How does Five Blocks handle entity optimization?
We build the structured signals that make a client legible to Google and AI engines: complete Wikidata records, schema markup, consistent NAP data, authoritative citations, and disambiguation across owned and third-party sources.
Entity optimization is among the highest-leverage and most underweighted disciplines in modern reputation work because the same infrastructure feeds the Google Knowledge Graph (its database of facts about people, companies, and things) and every AI engine simultaneously. Our entity work covers several layers in parallel.

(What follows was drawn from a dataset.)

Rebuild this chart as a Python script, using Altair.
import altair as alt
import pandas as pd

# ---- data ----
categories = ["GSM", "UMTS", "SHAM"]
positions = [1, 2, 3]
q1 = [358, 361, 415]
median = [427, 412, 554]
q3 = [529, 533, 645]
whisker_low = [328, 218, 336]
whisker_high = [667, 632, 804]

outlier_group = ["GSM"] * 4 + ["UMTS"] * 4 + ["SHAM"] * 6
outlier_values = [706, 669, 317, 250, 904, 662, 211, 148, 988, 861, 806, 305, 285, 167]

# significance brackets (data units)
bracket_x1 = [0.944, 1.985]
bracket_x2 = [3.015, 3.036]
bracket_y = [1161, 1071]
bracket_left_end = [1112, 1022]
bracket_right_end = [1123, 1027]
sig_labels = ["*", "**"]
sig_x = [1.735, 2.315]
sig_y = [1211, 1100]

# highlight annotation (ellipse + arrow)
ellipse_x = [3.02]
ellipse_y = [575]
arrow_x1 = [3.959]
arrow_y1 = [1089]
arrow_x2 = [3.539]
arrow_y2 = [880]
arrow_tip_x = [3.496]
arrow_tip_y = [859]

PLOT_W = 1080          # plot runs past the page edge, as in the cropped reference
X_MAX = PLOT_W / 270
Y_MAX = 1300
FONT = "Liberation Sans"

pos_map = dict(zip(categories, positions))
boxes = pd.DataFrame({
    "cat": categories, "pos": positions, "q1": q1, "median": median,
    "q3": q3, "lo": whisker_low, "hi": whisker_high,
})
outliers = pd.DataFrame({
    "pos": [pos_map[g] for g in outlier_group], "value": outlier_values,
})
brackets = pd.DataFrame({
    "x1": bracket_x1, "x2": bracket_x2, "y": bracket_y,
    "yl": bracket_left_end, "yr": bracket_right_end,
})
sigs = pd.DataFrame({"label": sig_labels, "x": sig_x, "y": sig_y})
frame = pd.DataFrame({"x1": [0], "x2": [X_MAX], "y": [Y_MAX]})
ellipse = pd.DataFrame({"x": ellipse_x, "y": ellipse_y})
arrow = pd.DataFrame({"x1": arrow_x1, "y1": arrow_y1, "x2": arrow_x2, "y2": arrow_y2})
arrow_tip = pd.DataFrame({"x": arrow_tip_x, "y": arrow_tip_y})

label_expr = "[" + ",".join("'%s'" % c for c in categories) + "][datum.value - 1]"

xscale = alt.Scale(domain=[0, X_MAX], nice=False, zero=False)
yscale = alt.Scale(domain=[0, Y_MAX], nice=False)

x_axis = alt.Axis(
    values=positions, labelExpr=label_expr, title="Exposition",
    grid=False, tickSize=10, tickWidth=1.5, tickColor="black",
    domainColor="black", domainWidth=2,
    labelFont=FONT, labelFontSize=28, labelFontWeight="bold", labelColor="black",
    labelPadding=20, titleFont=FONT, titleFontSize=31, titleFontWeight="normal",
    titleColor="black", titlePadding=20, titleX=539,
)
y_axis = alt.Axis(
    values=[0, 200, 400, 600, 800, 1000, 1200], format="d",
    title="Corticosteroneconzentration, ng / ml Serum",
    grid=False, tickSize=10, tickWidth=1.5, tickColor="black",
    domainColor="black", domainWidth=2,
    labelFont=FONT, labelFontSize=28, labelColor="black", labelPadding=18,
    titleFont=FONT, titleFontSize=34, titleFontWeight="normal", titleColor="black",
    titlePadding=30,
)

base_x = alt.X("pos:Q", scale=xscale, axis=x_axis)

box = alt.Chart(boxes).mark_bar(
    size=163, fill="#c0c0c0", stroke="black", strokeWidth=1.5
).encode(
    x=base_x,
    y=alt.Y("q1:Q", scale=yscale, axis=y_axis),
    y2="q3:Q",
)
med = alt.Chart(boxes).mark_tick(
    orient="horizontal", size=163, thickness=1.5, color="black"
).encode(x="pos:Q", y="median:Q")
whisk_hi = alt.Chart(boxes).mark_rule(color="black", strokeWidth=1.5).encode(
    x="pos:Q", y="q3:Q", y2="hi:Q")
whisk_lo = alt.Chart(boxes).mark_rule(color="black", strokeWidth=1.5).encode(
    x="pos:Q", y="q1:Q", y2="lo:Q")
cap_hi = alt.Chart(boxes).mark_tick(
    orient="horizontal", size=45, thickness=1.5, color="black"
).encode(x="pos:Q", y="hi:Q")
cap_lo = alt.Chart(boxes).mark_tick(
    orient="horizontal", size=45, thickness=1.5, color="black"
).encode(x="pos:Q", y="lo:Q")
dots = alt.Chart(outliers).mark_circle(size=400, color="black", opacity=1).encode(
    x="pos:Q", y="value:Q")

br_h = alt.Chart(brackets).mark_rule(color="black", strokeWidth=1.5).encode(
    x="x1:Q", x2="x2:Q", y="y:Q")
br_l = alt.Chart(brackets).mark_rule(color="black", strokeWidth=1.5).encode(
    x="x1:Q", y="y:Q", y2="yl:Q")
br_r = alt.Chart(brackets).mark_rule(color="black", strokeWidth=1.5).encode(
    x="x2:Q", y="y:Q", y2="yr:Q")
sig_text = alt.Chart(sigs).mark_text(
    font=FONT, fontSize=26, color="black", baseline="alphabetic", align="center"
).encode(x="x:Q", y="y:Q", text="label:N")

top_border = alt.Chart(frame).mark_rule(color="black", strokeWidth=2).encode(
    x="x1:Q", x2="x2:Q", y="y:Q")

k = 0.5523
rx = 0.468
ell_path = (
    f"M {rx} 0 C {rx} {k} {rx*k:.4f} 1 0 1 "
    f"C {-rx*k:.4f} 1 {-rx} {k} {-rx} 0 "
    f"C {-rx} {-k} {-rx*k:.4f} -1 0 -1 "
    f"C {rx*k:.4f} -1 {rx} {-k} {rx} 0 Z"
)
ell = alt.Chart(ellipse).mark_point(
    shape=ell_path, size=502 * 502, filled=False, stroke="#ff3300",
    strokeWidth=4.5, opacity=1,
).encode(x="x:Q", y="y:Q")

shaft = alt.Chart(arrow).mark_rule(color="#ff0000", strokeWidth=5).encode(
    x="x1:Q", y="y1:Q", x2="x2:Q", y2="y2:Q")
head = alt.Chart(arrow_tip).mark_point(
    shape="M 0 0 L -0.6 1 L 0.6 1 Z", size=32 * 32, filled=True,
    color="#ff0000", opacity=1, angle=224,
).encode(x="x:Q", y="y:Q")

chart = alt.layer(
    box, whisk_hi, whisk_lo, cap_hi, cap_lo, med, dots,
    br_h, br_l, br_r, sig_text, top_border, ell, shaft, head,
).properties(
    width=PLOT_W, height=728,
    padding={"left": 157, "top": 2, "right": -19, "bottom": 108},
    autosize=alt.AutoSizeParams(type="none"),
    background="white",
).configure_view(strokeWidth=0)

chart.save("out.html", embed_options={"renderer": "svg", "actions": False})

Wikidata: a complete entity record with accurate properties for the organization or person, linked to the Wikipedia article where one exists, with sameAs identifiers (links that tell Google your profiles are the same entity) to other authoritative knowledge bases. Schema markup (structured tags that tell search engines what a page is about): Organization, Person, Article, FAQPage, HowTo, and other appropriate schema types deployed across the client’s owned properties with explicit relationship signals. NAP consistency: the name, address, and phone (and other identifying attributes) reading consistently across the open web. Authoritative citations: third-party sources that confirm the entity’s facts in ways the engines can read. Disambiguation: explicit signals separating the client from any similarly named entities. The compound effect across engines is significant because each engine reads multiple layers.